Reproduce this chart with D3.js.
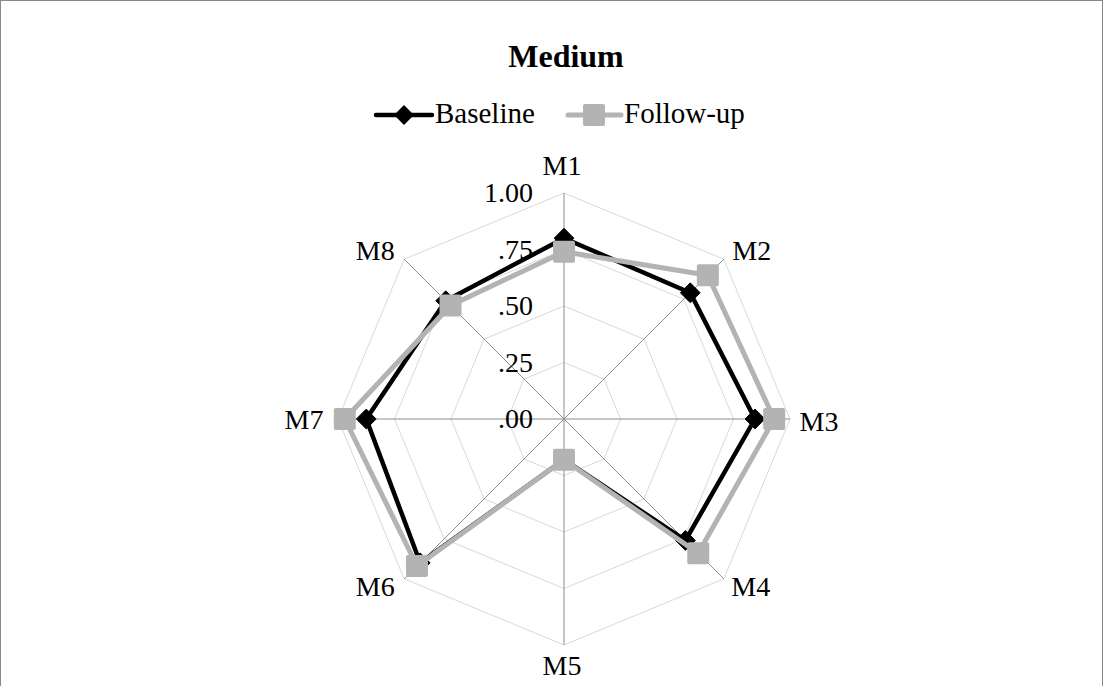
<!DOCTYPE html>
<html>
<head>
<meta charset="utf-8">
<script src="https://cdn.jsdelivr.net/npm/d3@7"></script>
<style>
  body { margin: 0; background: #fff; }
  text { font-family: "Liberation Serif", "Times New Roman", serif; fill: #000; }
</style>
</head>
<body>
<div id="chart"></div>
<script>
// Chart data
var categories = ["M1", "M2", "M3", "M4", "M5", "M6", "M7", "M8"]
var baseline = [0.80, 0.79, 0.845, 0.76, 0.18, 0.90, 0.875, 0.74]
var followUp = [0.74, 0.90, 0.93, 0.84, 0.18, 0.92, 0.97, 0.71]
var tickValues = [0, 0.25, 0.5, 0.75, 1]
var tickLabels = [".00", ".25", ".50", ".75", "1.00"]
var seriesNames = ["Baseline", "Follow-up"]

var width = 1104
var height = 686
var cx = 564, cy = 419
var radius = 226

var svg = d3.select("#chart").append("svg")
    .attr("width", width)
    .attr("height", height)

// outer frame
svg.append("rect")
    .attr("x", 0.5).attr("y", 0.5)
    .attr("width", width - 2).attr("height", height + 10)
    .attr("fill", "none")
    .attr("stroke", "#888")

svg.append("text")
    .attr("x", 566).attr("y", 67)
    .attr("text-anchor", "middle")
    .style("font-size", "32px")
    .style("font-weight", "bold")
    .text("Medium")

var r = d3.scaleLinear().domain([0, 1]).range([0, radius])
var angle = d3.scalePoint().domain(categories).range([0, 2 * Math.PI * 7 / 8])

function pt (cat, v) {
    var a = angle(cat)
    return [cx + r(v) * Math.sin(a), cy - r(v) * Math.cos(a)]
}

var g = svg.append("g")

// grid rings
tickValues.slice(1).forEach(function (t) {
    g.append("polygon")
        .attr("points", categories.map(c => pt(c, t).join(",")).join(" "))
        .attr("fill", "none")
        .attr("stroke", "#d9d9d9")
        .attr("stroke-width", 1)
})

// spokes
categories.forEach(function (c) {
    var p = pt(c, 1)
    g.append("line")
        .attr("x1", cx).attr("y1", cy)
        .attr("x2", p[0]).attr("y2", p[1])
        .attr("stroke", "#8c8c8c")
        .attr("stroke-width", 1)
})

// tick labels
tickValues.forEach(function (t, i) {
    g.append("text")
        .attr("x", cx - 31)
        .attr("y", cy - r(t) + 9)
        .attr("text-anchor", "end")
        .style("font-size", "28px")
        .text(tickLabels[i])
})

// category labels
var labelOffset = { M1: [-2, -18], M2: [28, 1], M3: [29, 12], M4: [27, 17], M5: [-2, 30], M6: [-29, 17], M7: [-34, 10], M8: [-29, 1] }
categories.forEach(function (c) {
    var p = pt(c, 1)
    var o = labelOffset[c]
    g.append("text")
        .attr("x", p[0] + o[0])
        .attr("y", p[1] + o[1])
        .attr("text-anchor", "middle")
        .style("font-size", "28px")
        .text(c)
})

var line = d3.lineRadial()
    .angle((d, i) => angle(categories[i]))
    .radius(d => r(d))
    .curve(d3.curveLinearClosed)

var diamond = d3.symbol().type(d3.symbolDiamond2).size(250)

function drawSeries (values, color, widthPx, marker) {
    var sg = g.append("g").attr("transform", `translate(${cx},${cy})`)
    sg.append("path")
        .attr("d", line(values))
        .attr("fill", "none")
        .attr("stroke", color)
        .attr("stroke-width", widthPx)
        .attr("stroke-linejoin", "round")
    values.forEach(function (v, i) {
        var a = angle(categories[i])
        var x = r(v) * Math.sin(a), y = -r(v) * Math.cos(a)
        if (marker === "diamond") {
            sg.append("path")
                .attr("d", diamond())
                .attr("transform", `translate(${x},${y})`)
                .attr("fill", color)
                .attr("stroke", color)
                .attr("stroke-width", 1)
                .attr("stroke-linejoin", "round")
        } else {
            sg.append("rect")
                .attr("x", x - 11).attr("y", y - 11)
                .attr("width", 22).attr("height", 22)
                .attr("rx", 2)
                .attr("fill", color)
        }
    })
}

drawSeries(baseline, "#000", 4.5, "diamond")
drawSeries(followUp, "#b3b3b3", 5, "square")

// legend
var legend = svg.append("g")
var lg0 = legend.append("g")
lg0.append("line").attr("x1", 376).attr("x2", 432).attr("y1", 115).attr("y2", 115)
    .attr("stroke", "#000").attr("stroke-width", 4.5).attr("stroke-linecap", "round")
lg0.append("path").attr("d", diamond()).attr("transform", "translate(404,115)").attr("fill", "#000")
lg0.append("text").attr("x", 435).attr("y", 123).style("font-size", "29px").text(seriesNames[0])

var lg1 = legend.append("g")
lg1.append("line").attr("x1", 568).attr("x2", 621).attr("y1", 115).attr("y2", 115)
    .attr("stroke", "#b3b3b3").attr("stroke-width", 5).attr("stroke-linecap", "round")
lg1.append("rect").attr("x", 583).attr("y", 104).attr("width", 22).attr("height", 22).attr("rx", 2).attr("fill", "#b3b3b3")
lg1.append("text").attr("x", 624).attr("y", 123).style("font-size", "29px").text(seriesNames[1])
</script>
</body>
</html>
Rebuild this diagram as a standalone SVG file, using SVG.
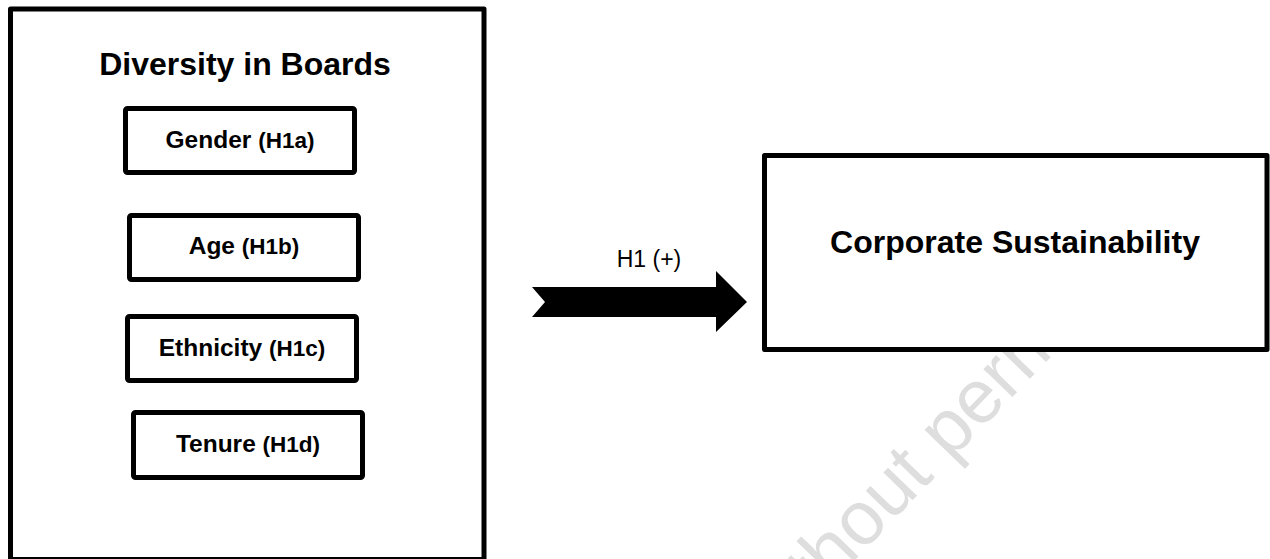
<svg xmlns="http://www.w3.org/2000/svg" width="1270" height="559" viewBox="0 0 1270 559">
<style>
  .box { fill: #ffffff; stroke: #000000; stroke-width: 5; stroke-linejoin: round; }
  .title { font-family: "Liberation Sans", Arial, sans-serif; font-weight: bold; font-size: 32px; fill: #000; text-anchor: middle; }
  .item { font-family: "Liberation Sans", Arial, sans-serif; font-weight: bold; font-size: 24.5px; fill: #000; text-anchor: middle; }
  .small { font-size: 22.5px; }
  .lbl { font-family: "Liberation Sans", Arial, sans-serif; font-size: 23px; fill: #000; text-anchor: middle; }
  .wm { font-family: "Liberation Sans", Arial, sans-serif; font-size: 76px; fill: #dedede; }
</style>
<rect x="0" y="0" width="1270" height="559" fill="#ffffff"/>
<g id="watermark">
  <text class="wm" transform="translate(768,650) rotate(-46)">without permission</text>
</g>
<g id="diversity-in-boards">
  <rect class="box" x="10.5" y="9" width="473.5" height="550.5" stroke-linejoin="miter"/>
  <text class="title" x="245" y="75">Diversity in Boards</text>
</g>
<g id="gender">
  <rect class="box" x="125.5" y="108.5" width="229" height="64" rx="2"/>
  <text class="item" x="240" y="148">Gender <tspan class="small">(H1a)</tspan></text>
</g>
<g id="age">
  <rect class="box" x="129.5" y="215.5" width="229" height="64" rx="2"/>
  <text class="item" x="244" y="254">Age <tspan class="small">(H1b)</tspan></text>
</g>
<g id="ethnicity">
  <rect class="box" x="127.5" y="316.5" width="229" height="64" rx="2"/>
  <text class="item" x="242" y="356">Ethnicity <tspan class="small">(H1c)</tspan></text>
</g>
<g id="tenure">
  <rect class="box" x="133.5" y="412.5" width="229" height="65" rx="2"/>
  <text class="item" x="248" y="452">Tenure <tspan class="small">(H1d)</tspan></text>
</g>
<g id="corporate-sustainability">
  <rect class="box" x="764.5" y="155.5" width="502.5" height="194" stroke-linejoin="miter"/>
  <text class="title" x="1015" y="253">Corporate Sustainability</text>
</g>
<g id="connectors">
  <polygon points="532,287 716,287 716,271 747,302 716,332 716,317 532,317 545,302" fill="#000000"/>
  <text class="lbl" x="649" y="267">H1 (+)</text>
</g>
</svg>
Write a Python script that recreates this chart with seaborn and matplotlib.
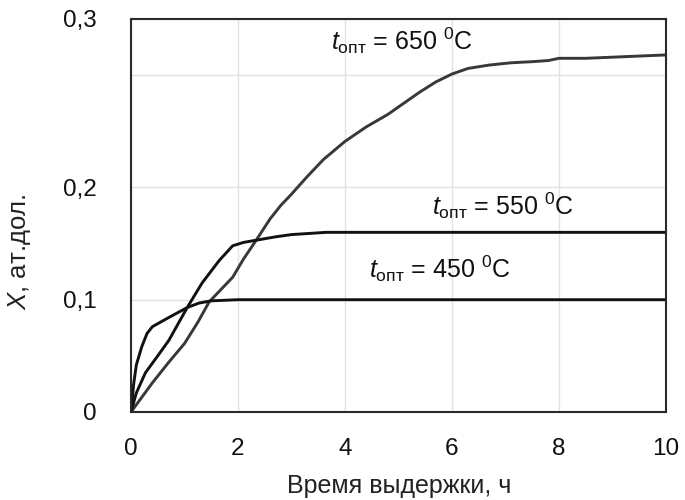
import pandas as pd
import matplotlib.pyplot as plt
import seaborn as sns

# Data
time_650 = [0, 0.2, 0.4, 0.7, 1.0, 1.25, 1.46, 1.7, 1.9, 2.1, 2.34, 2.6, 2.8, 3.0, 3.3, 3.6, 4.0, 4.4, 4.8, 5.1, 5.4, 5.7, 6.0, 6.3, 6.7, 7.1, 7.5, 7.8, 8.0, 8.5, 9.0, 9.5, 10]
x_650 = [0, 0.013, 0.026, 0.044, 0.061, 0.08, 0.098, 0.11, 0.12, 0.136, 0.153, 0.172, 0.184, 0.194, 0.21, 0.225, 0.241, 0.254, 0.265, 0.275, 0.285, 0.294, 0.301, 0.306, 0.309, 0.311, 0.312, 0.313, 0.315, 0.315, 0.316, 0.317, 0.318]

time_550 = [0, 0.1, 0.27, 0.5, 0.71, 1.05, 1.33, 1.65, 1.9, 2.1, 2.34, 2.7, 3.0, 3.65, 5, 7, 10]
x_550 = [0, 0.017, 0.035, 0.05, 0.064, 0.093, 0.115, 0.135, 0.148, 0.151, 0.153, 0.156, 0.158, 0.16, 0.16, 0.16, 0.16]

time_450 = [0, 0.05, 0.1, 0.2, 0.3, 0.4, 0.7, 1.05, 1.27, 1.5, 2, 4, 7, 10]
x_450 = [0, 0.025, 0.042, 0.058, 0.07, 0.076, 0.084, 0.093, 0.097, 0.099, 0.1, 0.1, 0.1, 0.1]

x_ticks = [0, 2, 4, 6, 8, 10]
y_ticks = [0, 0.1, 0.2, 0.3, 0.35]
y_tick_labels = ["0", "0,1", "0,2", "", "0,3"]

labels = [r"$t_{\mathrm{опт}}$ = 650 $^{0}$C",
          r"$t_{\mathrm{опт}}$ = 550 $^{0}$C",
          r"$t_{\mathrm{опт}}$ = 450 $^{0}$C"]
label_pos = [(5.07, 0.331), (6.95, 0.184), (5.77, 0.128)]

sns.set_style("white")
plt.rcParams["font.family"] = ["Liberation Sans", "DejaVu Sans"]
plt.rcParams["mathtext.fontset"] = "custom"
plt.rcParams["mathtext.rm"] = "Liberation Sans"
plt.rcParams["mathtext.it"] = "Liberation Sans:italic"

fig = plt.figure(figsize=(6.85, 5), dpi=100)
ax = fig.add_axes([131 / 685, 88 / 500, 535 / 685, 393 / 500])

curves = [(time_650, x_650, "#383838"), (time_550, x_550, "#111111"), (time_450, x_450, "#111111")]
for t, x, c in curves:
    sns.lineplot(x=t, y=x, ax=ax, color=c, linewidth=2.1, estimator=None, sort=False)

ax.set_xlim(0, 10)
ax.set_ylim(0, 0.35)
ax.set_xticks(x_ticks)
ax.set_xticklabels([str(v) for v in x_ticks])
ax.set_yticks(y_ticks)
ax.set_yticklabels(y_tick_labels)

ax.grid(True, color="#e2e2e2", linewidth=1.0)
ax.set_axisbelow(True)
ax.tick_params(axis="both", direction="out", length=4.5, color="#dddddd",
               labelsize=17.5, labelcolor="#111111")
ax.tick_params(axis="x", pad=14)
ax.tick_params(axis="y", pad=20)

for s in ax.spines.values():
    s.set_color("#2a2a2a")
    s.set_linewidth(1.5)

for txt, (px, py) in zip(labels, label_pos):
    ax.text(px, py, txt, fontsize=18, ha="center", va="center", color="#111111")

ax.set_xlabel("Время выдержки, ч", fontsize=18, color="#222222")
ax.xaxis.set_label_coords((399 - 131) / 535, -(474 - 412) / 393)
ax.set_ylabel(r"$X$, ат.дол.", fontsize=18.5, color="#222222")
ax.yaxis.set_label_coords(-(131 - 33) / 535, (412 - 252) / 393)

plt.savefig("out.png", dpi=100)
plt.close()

▶ TASK
Copy every line of the records above that holds the word "script".

▶ EXPECTED OUTPUT
<script src="https://cdn.jsdelivr.net/npm/d3@7"></script>
<script>
</script>
Write a Python script that recreates this chart with seaborn and matplotlib.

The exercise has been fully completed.